China Still Rising, But More Slowly

As an addendum to my column in the May 11 JoC exploring the critical question of whether China will maintain its market share as a source of U.S. containerized imports as the world climbs out of recession, I heard after deadline from one of the most insightful commentators on China today, Stephen Roach, chairman of Morgan Stanley Asia. Roach has been critical of China recently, arguing that the nation is plowing too much money into infrastructure investment designed to support its export sector while neglecting the development of a social safety net that will encourage consumer spending. He believes that unlike the Asian flu of the late 1990s and the post-Sept. 11, recession, both of which China came barnstorming out of, this time will be different, in large part because the U.S. consumer can no longer be relied upon as the engine of global growth as it had in the run-up to the current recession.

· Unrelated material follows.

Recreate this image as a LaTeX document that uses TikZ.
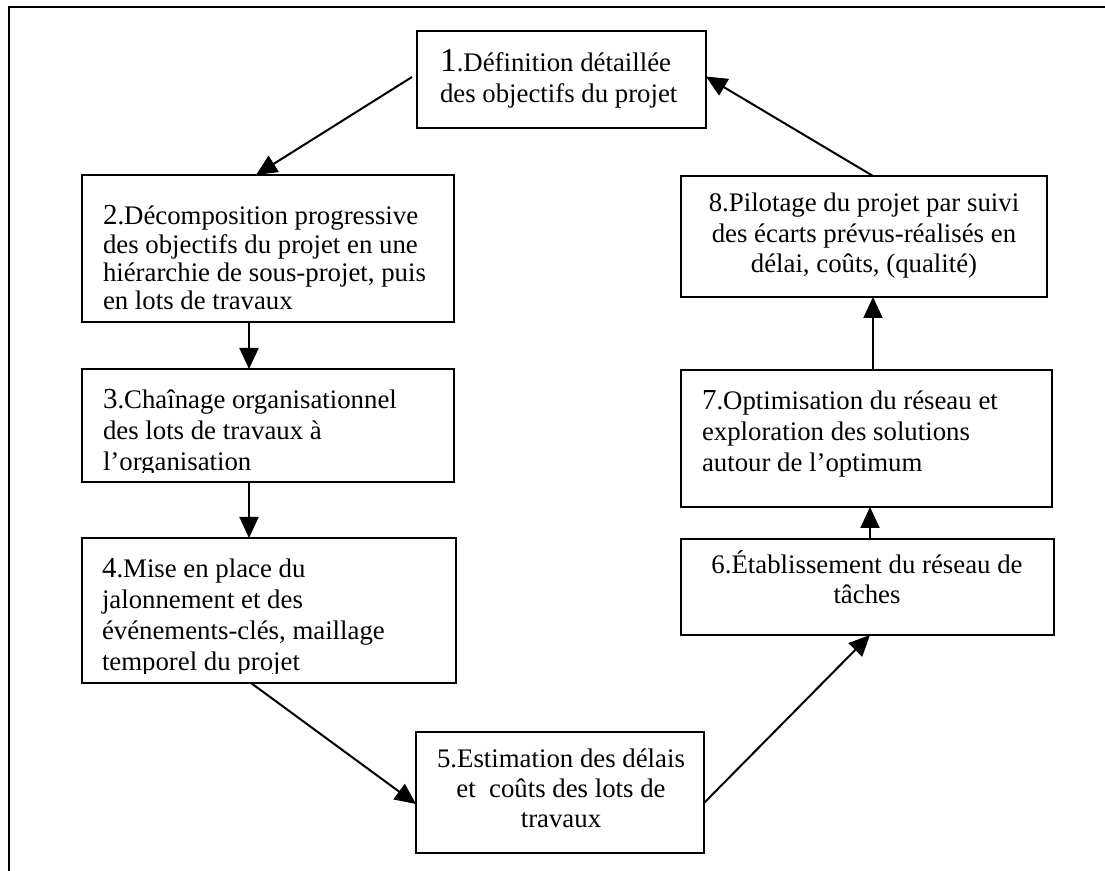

But on the question of China’s market share in outsourced manufacturing, Roach believes China’s current policies will help it maintain and even grow its share. Here is what he said in response to an inquiry from the JoC: “I continue to expect China's share of global manufacturing to increase over the next five years -- albeit at a somewhat slower pace. This moderating trend reflects a likely leveling off of the export share of Chinese GDP, which has soared from 20% in 2001 to 36% in 2007. China's rebalancing imperatives -- shifting growth always from exports and investment, toward internal private consumption, should be key in leading to an eventual dampening of China's global export surge.”

The conclusion from Roach and others is this: upstart developing nations such as Vietnam and India will surely grow, but not at the expense of China.